## DATASET EXTRACT

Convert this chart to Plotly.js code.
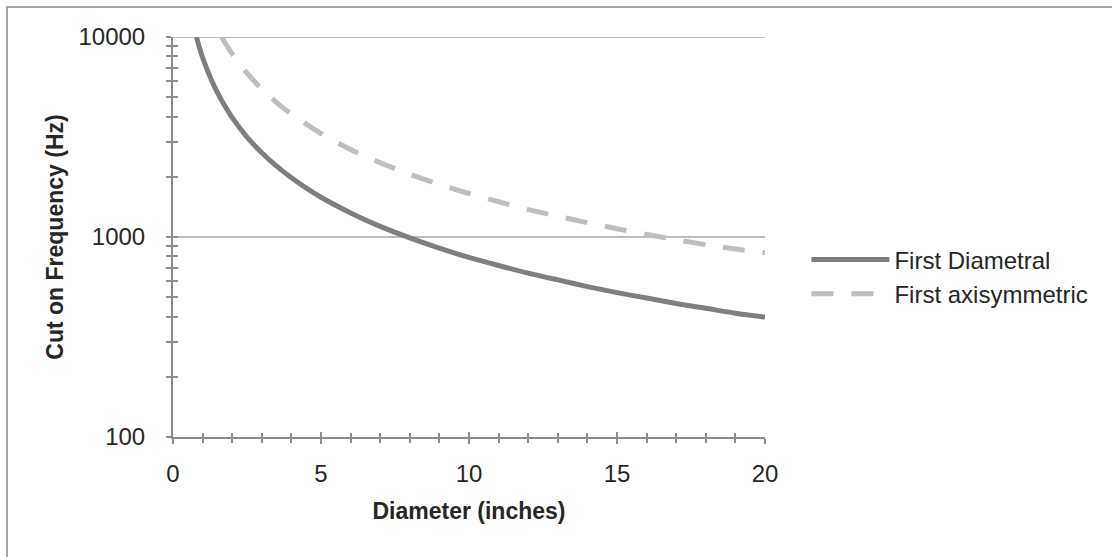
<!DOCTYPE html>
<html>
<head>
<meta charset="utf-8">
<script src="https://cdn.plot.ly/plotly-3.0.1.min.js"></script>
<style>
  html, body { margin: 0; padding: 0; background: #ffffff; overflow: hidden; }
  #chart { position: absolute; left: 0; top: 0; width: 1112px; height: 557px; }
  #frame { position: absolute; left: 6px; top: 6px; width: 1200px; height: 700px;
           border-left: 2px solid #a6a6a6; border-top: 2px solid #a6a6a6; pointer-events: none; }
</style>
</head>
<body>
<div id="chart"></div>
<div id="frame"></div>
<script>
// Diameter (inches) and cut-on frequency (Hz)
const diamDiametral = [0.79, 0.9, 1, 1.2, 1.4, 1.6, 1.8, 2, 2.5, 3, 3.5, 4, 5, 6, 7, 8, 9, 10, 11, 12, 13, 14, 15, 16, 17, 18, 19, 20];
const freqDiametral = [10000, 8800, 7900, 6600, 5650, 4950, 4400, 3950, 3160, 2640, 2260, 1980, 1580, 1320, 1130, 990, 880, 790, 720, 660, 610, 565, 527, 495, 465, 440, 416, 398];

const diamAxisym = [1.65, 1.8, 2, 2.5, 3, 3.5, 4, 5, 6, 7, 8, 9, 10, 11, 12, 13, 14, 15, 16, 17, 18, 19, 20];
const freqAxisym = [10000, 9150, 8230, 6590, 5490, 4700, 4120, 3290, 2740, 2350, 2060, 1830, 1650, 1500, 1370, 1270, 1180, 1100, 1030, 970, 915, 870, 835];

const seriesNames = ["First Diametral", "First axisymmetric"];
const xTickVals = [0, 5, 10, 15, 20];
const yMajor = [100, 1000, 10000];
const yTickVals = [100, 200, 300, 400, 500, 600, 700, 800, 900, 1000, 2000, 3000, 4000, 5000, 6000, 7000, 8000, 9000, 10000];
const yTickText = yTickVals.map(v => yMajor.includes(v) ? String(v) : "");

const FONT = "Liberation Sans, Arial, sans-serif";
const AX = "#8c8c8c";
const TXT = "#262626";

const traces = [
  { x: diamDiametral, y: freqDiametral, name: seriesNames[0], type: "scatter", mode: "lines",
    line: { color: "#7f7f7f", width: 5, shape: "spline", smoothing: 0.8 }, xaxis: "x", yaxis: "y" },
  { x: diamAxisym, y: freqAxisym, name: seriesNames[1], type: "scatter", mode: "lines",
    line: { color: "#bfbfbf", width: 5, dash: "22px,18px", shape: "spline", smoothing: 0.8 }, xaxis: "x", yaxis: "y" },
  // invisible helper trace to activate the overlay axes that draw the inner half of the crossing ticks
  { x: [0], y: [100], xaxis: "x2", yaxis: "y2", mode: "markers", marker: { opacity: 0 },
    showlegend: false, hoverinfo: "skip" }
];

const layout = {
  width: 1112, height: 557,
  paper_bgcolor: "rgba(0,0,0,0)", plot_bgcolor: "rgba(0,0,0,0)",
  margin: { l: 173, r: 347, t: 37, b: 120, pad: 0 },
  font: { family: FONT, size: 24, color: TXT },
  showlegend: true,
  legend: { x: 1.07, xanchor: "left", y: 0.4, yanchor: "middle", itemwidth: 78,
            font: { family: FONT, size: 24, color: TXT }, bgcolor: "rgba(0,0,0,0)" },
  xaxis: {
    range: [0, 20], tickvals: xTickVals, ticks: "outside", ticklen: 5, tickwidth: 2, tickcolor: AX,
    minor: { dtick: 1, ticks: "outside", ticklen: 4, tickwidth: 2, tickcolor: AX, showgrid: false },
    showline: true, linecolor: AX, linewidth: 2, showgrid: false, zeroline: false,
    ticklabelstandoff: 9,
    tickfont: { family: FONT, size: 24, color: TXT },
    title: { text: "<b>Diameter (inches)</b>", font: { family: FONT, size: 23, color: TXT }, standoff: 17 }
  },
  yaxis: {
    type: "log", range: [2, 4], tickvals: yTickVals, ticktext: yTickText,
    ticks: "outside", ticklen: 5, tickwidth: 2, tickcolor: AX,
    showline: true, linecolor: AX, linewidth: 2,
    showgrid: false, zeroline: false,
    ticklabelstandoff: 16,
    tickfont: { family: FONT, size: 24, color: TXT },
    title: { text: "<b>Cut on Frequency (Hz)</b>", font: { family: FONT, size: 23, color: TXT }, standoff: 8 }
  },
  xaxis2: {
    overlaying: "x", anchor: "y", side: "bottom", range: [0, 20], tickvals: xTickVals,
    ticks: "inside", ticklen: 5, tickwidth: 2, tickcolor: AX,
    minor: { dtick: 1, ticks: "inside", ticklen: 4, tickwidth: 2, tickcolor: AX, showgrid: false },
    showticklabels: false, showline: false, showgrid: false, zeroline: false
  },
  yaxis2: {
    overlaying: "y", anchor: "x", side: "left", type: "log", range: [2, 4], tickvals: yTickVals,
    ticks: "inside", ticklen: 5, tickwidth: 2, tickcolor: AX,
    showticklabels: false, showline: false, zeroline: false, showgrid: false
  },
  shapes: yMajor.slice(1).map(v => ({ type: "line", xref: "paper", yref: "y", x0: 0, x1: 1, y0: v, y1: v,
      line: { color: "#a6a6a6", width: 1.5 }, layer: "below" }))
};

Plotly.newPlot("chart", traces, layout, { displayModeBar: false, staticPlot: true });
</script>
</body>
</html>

## WRITTEN TASK
Exclude the images and reproduce the remaining data exactly.

## THE OUTPUT
Convert this chart to Plotly.js code.
<!DOCTYPE html>
<html>
<head>
<meta charset="utf-8">
<script src="https://cdn.plot.ly/plotly-3.0.1.min.js"></script>
<style>
  html, body { margin: 0; padding: 0; background: #ffffff; overflow: hidden; }
  #chart { position: absolute; left: 0; top: 0; width: 1112px; height: 557px; }
  #frame { position: absolute; left: 6px; top: 6px; width: 1200px; height: 700px;
           border-left: 2px solid #a6a6a6; border-top: 2px solid #a6a6a6; pointer-events: none; }
</style>
</head>
<body>
<div id="chart"></div>
<div id="frame"></div>
<script>
// Diameter (inches) and cut-on frequency (Hz)
const diamDiametral = [0.79, 0.9, 1, 1.2, 1.4, 1.6, 1.8, 2, 2.5, 3, 3.5, 4, 5, 6, 7, 8, 9, 10, 11, 12, 13, 14, 15, 16, 17, 18, 19, 20];
const freqDiametral = [10000, 8800, 7900, 6600, 5650, 4950, 4400, 3950, 3160, 2640, 2260, 1980, 1580, 1320, 1130, 990, 880, 790, 720, 660, 610, 565, 527, 495, 465, 440, 416, 398];

const diamAxisym = [1.65, 1.8, 2, 2.5, 3, 3.5, 4, 5, 6, 7, 8, 9, 10, 11, 12, 13, 14, 15, 16, 17, 18, 19, 20];
const freqAxisym = [10000, 9150, 8230, 6590, 5490, 4700, 4120, 3290, 2740, 2350, 2060, 1830, 1650, 1500, 1370, 1270, 1180, 1100, 1030, 970, 915, 870, 835];

const seriesNames = ["First Diametral", "First axisymmetric"];
const xTickVals = [0, 5, 10, 15, 20];
const yMajor = [100, 1000, 10000];
const yTickVals = [100, 200, 300, 400, 500, 600, 700, 800, 900, 1000, 2000, 3000, 4000, 5000, 6000, 7000, 8000, 9000, 10000];
const yTickText = yTickVals.map(v => yMajor.includes(v) ? String(v) : "");

const FONT = "Liberation Sans, Arial, sans-serif";
const AX = "#8c8c8c";
const TXT = "#262626";

const traces = [
  { x: diamDiametral, y: freqDiametral, name: seriesNames[0], type: "scatter", mode: "lines",
    line: { color: "#7f7f7f", width: 5, shape: "spline", smoothing: 0.8 }, xaxis: "x", yaxis: "y" },
  { x: diamAxisym, y: freqAxisym, name: seriesNames[1], type: "scatter", mode: "lines",
    line: { color: "#bfbfbf", width: 5, dash: "22px,18px", shape: "spline", smoothing: 0.8 }, xaxis: "x", yaxis: "y" },
  // invisible helper trace to activate the overlay axes that draw the inner half of the crossing ticks
  { x: [0], y: [100], xaxis: "x2", yaxis: "y2", mode: "markers", marker: { opacity: 0 },
    showlegend: false, hoverinfo: "skip" }
];

const layout = {
  width: 1112, height: 557,
  paper_bgcolor: "rgba(0,0,0,0)", plot_bgcolor: "rgba(0,0,0,0)",
  margin: { l: 173, r: 347, t: 37, b: 120, pad: 0 },
  font: { family: FONT, size: 24, color: TXT },
  showlegend: true,
  legend: { x: 1.07, xanchor: "left", y: 0.4, yanchor: "middle", itemwidth: 78,
            font: { family: FONT, size: 24, color: TXT }, bgcolor: "rgba(0,0,0,0)" },
  xaxis: {
    range: [0, 20], tickvals: xTickVals, ticks: "outside", ticklen: 5, tickwidth: 2, tickcolor: AX,
    minor: { dtick: 1, ticks: "outside", ticklen: 4, tickwidth: 2, tickcolor: AX, showgrid: false },
    showline: true, linecolor: AX, linewidth: 2, showgrid: false, zeroline: false,
    ticklabelstandoff: 9,
    tickfont: { family: FONT, size: 24, color: TXT },
    title: { text: "<b>Diameter (inches)</b>", font: { family: FONT, size: 23, color: TXT }, standoff: 17 }
  },
  yaxis: {
    type: "log", range: [2, 4], tickvals: yTickVals, ticktext: yTickText,
    ticks: "outside", ticklen: 5, tickwidth: 2, tickcolor: AX,
    showline: true, linecolor: AX, linewidth: 2,
    showgrid: false, zeroline: false,
    ticklabelstandoff: 16,
    tickfont: { family: FONT, size: 24, color: TXT },
    title: { text: "<b>Cut on Frequency (Hz)</b>", font: { family: FONT, size: 23, color: TXT }, standoff: 8 }
  },
  xaxis2: {
    overlaying: "x", anchor: "y", side: "bottom", range: [0, 20], tickvals: xTickVals,
    ticks: "inside", ticklen: 5, tickwidth: 2, tickcolor: AX,
    minor: { dtick: 1, ticks: "inside", ticklen: 4, tickwidth: 2, tickcolor: AX, showgrid: false },
    showticklabels: false, showline: false, showgrid: false, zeroline: false
  },
  yaxis2: {
    overlaying: "y", anchor: "x", side: "left", type: "log", range: [2, 4], tickvals: yTickVals,
    ticks: "inside", ticklen: 5, tickwidth: 2, tickcolor: AX,
    showticklabels: false, showline: false, zeroline: false, showgrid: false
  },
  shapes: yMajor.slice(1).map(v => ({ type: "line", xref: "paper", yref: "y", x0: 0, x1: 1, y0: v, y1: v,
      line: { color: "#a6a6a6", width: 1.5 }, layer: "below" }))
};

Plotly.newPlot("chart", traces, layout, { displayModeBar: false, staticPlot: true });
</script>
</body>
</html>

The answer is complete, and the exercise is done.